With all that, WSU is 10-2 with an overtime loss at Utah and a neutral-court loss to George Washington. It may not end up with marquee victories — the jury is out on Seton Hall and Alabama — but it should have a load of solid ones. And no bad defeats, so far.
The Shockers certainly played with fire in recent games. They escaped with improbable victories against Alabama and Hawaii, largely by not making mistakes. GW played that role on Thursday.
“We’ve been playing just OK,” WSU coach Gregg Marshall said. “We need to get back and practice. We need to get in the gym. That’s a very good team we lost to. They’re a veteran team.”
▪ Topping Marshall’s list is offense, which struggled in the final two games in Hawaii. WSU shot 39.7 percent against Hawaii and 34.4 percent against GW. Baker is WSU’s best threat, both from the outside and driving. When he is cold, the offense can stall. Fred VanVleet shot well from three (3-7) against GW. He continues to get to the basket effectively, but once there it seems as if three shot-blockers are waiting to swat away shots or force him into awkward attempts. When you’re a Wooden Award candidate, people pay attention and nobody needs to guard Rashard Kelly at the three-point line, as they did Early, which brings help defenders closer.

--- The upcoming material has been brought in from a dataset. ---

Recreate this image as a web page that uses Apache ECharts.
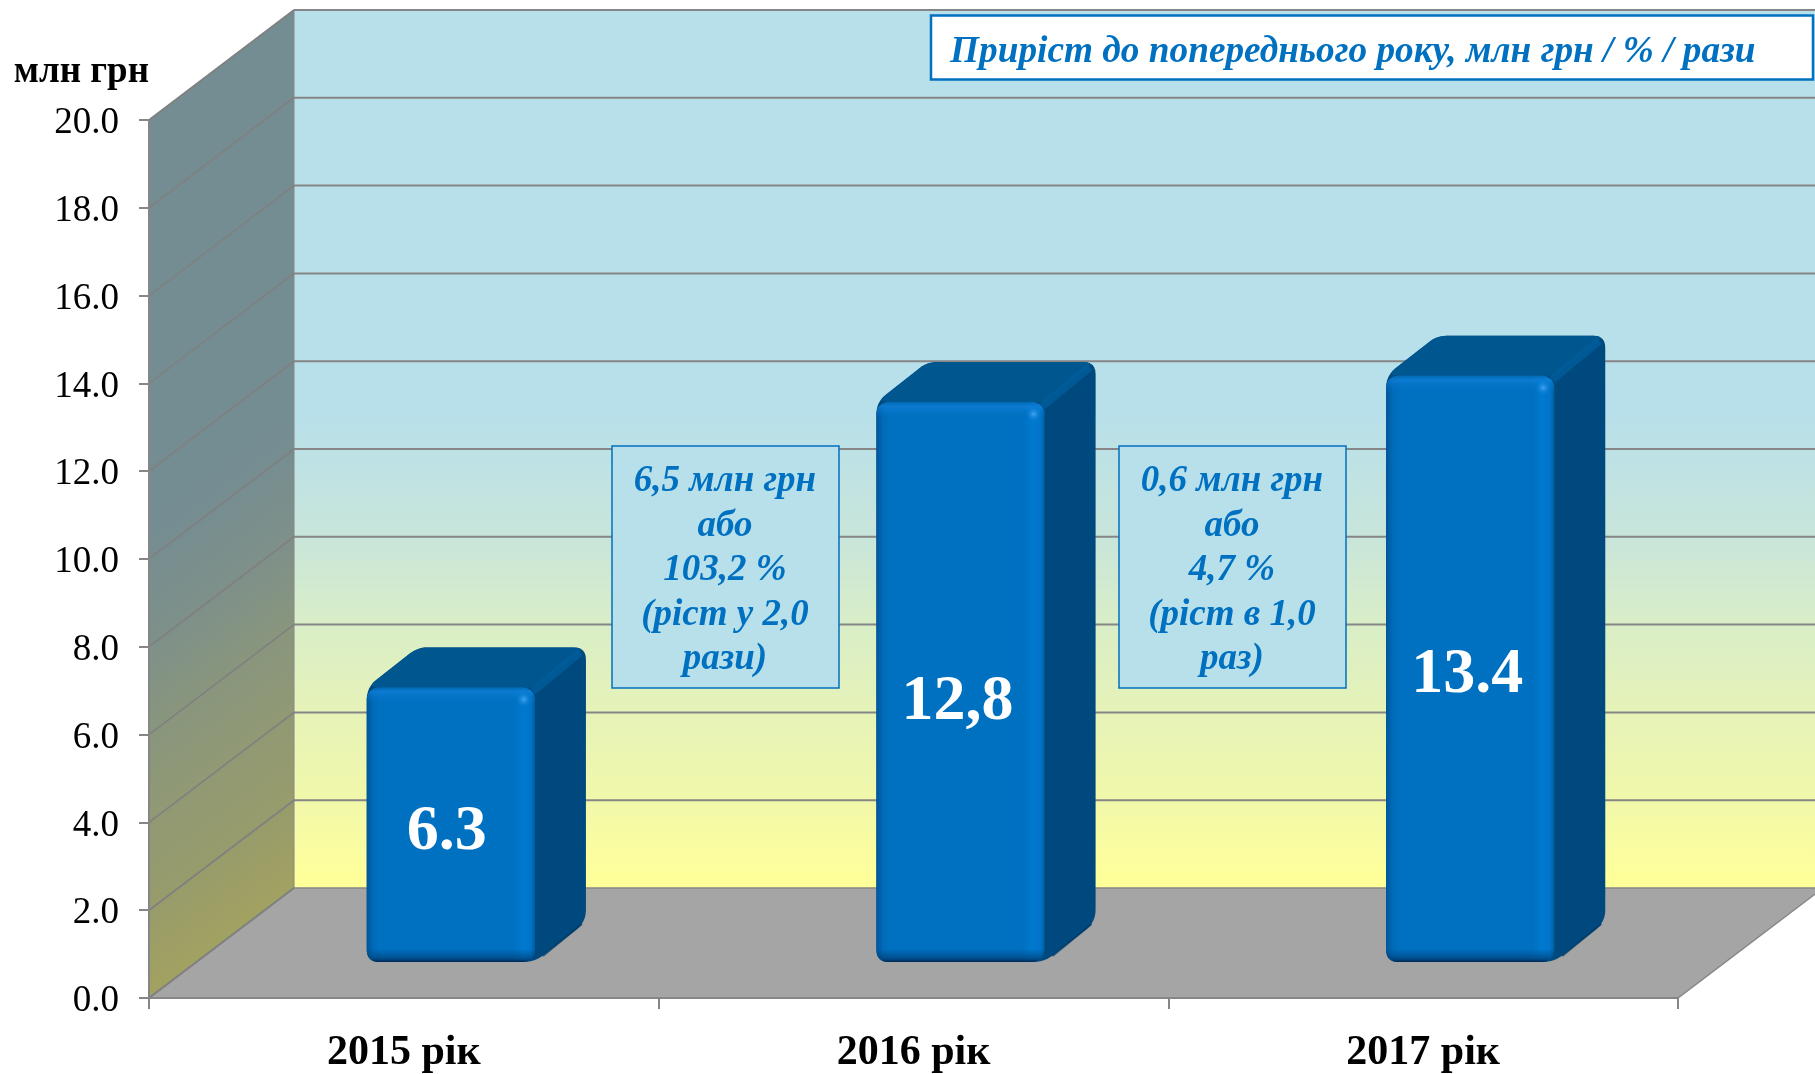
<!DOCTYPE html>
<html>
<head>
<meta charset="utf-8">
<style>html,body{margin:0;padding:0;background:#fff}#c{width:1815px;height:1074px}</style>
<script src="https://cdn.jsdelivr.net/npm/echarts@6/dist/echarts.min.js"></script>
</head>
<body>
<div id="c"></div>
<script>
const categories = ['2015 рік', '2016 рік', '2017 рік'];
const values = [6.3, 12.8, 13.4];
const barLabels = ['6.3', '12,8', '13.4'];
const yTicks = [0, 2, 4, 6, 8, 10, 12, 14, 16, 18, 20];
const unitLabel = 'млн грн';
const headerText = 'Приріст до попереднього року, млн грн / % / рази';
const note2016 = ['6,5 млн грн', 'або', '103,2 %', '(ріст у 2,0', 'рази)'];
const note2017 = ['0,6 млн грн', 'або', '4,7 %', '(ріст в 1,0', 'раз)'];

const SERIF = '"Liberation Serif","Times New Roman",serif';
const WALL_DX = 145, WALL_DY = 110, INSET_X = 47, INSET_Y = 36, BAR_DX = 51, BAR_DY = 40, TOP_BEVEL = 2;
const LABEL_NUDGE = [[-4, 8], [-3, 20], [-3, 7]];
const LINE = '#868686';
const wallStops = [[0, '#B8E0EA'], [0.46, '#B8E0EA'], [0.6, '#C8E5DA'], [0.7, '#D9EEC7'], [0.8, '#E6F3B8'], [0.9, '#F1F8AA'], [0.99, '#FFFF9A'], [1, '#FFFF9A']];
const sideStops = [[0, '#748D93'], [0.46, '#748D93'], [0.6, '#7E9089'], [0.7, '#89967D'], [0.8, '#919974'], [0.9, '#989C6B'], [0.99, '#A1A161'], [1, '#A1A161']];

function roundPoly(pts, radii) {
  const out = [], n = pts.length;
  for (let i = 0; i < n; i++) {
    const r = radii[i];
    const p = pts[i], a = pts[(i + n - 1) % n], b = pts[(i + 1) % n];
    if (!r) { out.push(p); continue; }
    const la = Math.hypot(a[0] - p[0], a[1] - p[1]), lb = Math.hypot(b[0] - p[0], b[1] - p[1]);
    const s = [p[0] + (a[0] - p[0]) * r / la, p[1] + (a[1] - p[1]) * r / la];
    const e = [p[0] + (b[0] - p[0]) * r / lb, p[1] + (b[1] - p[1]) * r / lb];
    for (let k = 0; k <= 6; k++) {
      const t = k / 6, u = 1 - t;
      out.push([u * u * s[0] + 2 * u * t * p[0] + t * t * e[0], u * u * s[1] + 2 * u * t * p[1] + t * t * e[1]]);
    }
  }
  return out;
}

function renderWalls(params, api) {
  const cs = params.coordSys;
  const L = cs.x, R = cs.x + cs.width;
  const y0 = api.coord([0, 0])[1], yMax = api.coord([0, 20])[1];
  const far = R + WALL_DX;
  const sideGrad = new echarts.graphic.LinearGradient(L, yMax, L + 422, yMax + 561, sideStops.map(s => ({ offset: s[0], color: s[1] })), true);
  const backGrad = new echarts.graphic.LinearGradient(0, yMax - WALL_DY, 0, y0 - WALL_DY, wallStops.map(s => ({ offset: s[0], color: s[1] })), true);
  return {
    type: 'group', silent: true, children: [
      { type: 'polygon', shape: { points: [[L + WALL_DX, yMax - WALL_DY], [far, yMax - WALL_DY], [far, y0 - WALL_DY], [L + WALL_DX, y0 - WALL_DY]] }, style: { fill: backGrad } },
      { type: 'polygon', shape: { points: [[L, yMax], [L + WALL_DX, yMax - WALL_DY], [L + WALL_DX, y0 - WALL_DY], [L, y0]] }, style: { fill: sideGrad, stroke: LINE, lineWidth: 1 } },
      { type: 'polygon', shape: { points: [[L, y0], [R, y0], [far, y0 - WALL_DY], [L + WALL_DX, y0 - WALL_DY]] }, style: { fill: '#A5A5A5', stroke: LINE, lineWidth: 1.5 } }
    ]
  };
}

function renderGridline(params, api) {
  const cs = params.coordSys;
  const L = cs.x, R = cs.x + cs.width;
  const y = api.coord([0, api.value(1)])[1];
  const children = [
    { type: 'line', shape: { x1: L, y1: y, x2: L + WALL_DX, y2: y - WALL_DY }, style: { stroke: '#808080', lineWidth: 1.8 } }
  ];
  if (api.value(1) > 0) {
    children.push({ type: 'line', shape: { x1: L + WALL_DX, y1: y - WALL_DY, x2: R + WALL_DX, y2: y - WALL_DY }, style: { stroke: LINE, lineWidth: 2 } });
  }
  return { type: 'group', silent: true, children };
}

function renderBar(params, api) {
  const i = api.value(0), v = api.value(1);
  const band = api.size([1, 0])[0];
  const w = band * 0.33;
  const cx = api.coord([i, 0])[0] + INSET_X;
  const B = api.coord([i, 0])[1] - INSET_Y;
  const T = api.coord([i, v])[1] - INSET_Y + TOP_BEVEL;
  const X = cx - w / 2, Rt = cx + w / 2, h = B - T;
  const bandEdge = 12 / h;
  const G = echarts.graphic;
  const hStops = [[0, '#00569A'], [0.04, '#006BB9'], [0.08, '#0070C0'], [0.87, '#0070C0'], [0.925, '#0079CE'], [0.975, '#0075C9'], [1, '#005F9E']];
  return {
    type: 'group', silent: true, children: [
      { type: 'polygon', shape: { points: roundPoly([[X, T], [X + BAR_DX, T - BAR_DY], [Rt + BAR_DX, T - BAR_DY], [Rt + BAR_DX, B - BAR_DY], [Rt, B], [X, B]], [12, 10, 12, 12, 12, 12]) }, style: { fill: '#00497E' } },
      { type: 'polygon', shape: { points: roundPoly([[X, T], [X + BAR_DX, T - BAR_DY], [Rt + BAR_DX, T - BAR_DY], [Rt, T]], [12, 10, 12, 0]) }, style: { fill: '#00578F' } },
      { type: 'line', shape: { x1: Rt - 2, y1: T + 4, x2: Rt + BAR_DX - 6, y2: T - BAR_DY + 5 }, style: { stroke: '#005E9C', lineWidth: 8, opacity: 0.75 } },
      { type: 'line', shape: { x1: Rt + 8, y1: B - 6, x2: Rt + BAR_DX - 4, y2: B - BAR_DY + 2 }, style: { stroke: '#003863', lineWidth: 2, opacity: 0.7 } },
      { type: 'rect', shape: { x: X, y: T, width: w, height: h, r: 12 }, style: { fill: new G.LinearGradient(0, 0, 1, 0, hStops.map(s => ({ offset: s[0], color: s[1] }))) } },
      { type: 'rect', shape: { x: X, y: T, width: w, height: h, r: 12 }, style: { fill: new G.LinearGradient(0, 0, 0, 1, [
        { offset: 0, color: 'rgba(0,100,170,0.6)' }, { offset: bandEdge * 0.35, color: 'rgba(20,130,220,0.6)' }, { offset: bandEdge * 1.4, color: 'rgba(0,112,192,0)' },
        { offset: 1 - bandEdge * 1.1, color: 'rgba(0,60,110,0)' }, { offset: 1 - bandEdge * 0.3, color: 'rgba(0,50,100,0.55)' }, { offset: 1, color: 'rgba(0,30,70,0.9)' }
      ]) } },
      { type: 'circle', shape: { cx: Rt - 11, cy: T + 12, r: 8 }, style: { fill: new G.RadialGradient(0.5, 0.5, 0.5, [{ offset: 0, color: 'rgba(70,165,245,0.95)' }, { offset: 1, color: 'rgba(0,122,207,0)' }]) } },
      { type: 'text', style: { text: barLabels[i], x: cx + LABEL_NUDGE[i][0], y: (T + B) / 2 + LABEL_NUDGE[i][1], fill: '#fff', font: 'bold 64px ' + SERIF, align: 'center', verticalAlign: 'middle' } }
    ]
  };
}

function noteBox(x, lines) {
  return [
    { type: 'rect', z: 50, shape: { x: x, y: 446, width: 227, height: 242 }, style: { fill: '#B8E0EA', stroke: '#0070C0', lineWidth: 1.5 } },
    { type: 'text', z: 51, style: { text: lines.join('\n'), x: x + 113, y: 570.5, fill: '#0070C0', font: 'italic bold 37px ' + SERIF, lineHeight: 44.5, align: 'center', verticalAlign: 'middle' } }
  ];
}

const chart = echarts.init(document.getElementById('c'), null, { renderer: 'canvas', width: 1815, height: 1074 });
chart.setOption({
  animation: false,
  backgroundColor: '#fff',
  grid: { left: 149, right: 137, top: 120, bottom: 75, containLabel: false },
  xAxis: {
    type: 'category', data: categories, boundaryGap: true,
    axisLine: { show: true, lineStyle: { color: LINE, width: 2 } },
    axisTick: { show: true, length: 11, lineStyle: { color: LINE, width: 2 } },
    axisLabel: { color: '#000', fontFamily: SERIF, fontWeight: 'bold', fontSize: 42, margin: 34 },
    z: 5
  },
  yAxis: {
    type: 'value', min: 0, max: 20, interval: 2,
    name: unitLabel, nameLocation: 'end', nameGap: 29,
    nameTextStyle: { color: '#000', fontFamily: SERIF, fontWeight: 'bold', fontSize: 37, align: 'right', verticalAlign: 'bottom' },
    axisLine: { show: true, lineStyle: { color: LINE, width: 2 } },
    axisTick: { show: true, length: 10, lineStyle: { color: LINE, width: 2 } },
    axisLabel: {
      margin: 30,
      formatter: v => '{t|' + v.toFixed(1) + '}',
      rich: { t: { color: '#000', fontFamily: SERIF, fontSize: 37, padding: [7, 0, 0, 0] } }
    },
    splitLine: { show: false },
    z: 5
  },
  series: [
    { type: 'custom', name: 'walls', z: 1, silent: true, renderItem: renderWalls, data: [[0, 0]], encode: { x: 0, y: 1 } },
    { type: 'custom', name: 'gridlines', z: 2, silent: true, renderItem: renderGridline, data: yTicks.map(v => [0, v]), encode: { x: 0, y: 1 } },
    { type: 'custom', name: 'млн грн', z: 3, silent: true, renderItem: renderBar, data: values.map((v, i) => [i, v]), encode: { x: 0, y: 1 } }
  ],
  graphic: {
    elements: [
      { type: 'rect', z: 50, shape: { x: 931, y: 15.5, width: 882, height: 64 }, style: { fill: '#fff', stroke: '#0070C0', lineWidth: 2.5 } },
      { type: 'text', z: 51, style: { text: headerText, x: 950, y: 52.5, fill: '#0070C0', font: 'italic bold 37.3px ' + SERIF, align: 'left', verticalAlign: 'middle' } },
      ...noteBox(612, note2016),
      ...noteBox(1119, note2017)
    ]
  }
});
</script>
</body>
</html>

“We’re going to have to shoot it better,” Marshall said. “I’ve got to help try to get them better shots, that’s my part. Give them an offense that’s more conducive to them making shots.”
Marshall wanted to get Darius Carter more shots in the lane on Thursday. Carter, in Marshall’s mind, took too many jumpers and returned to the 8-foot jump hook his coach doesn’t like. It was hard for Carter to get position against bulky Kevin Larsen and GW’s changing defenses did a good job of disrupting the Shockers. It’s rare that Carter is ineffective when he stays out of foul trouble, but Thursday was that night.
There aren’t many 6-10, 260-pound centers in the MVC, but you can be sure they will take note and try to push Carter around as much as possible.
“We wanted him to drive and score in the paint the entire time,” Marshall said. “He settled for jumpers. He was really good when he was going to the basket, trying to bury him and stick it in the rim. But that guy was bigger.”
Tekele Cotton is also struggling, shooting 28.2 percent from three-point range. Teams aren’t sagging him off like they did as a sophomore, but that day may be getting closer. Cotton’s jammed finger on his shooting hand is improving and he won’t say how much it might be affecting his shot.
“It’s getting better,” he said. “It’s a lot better than it was. I can tolerate it better.”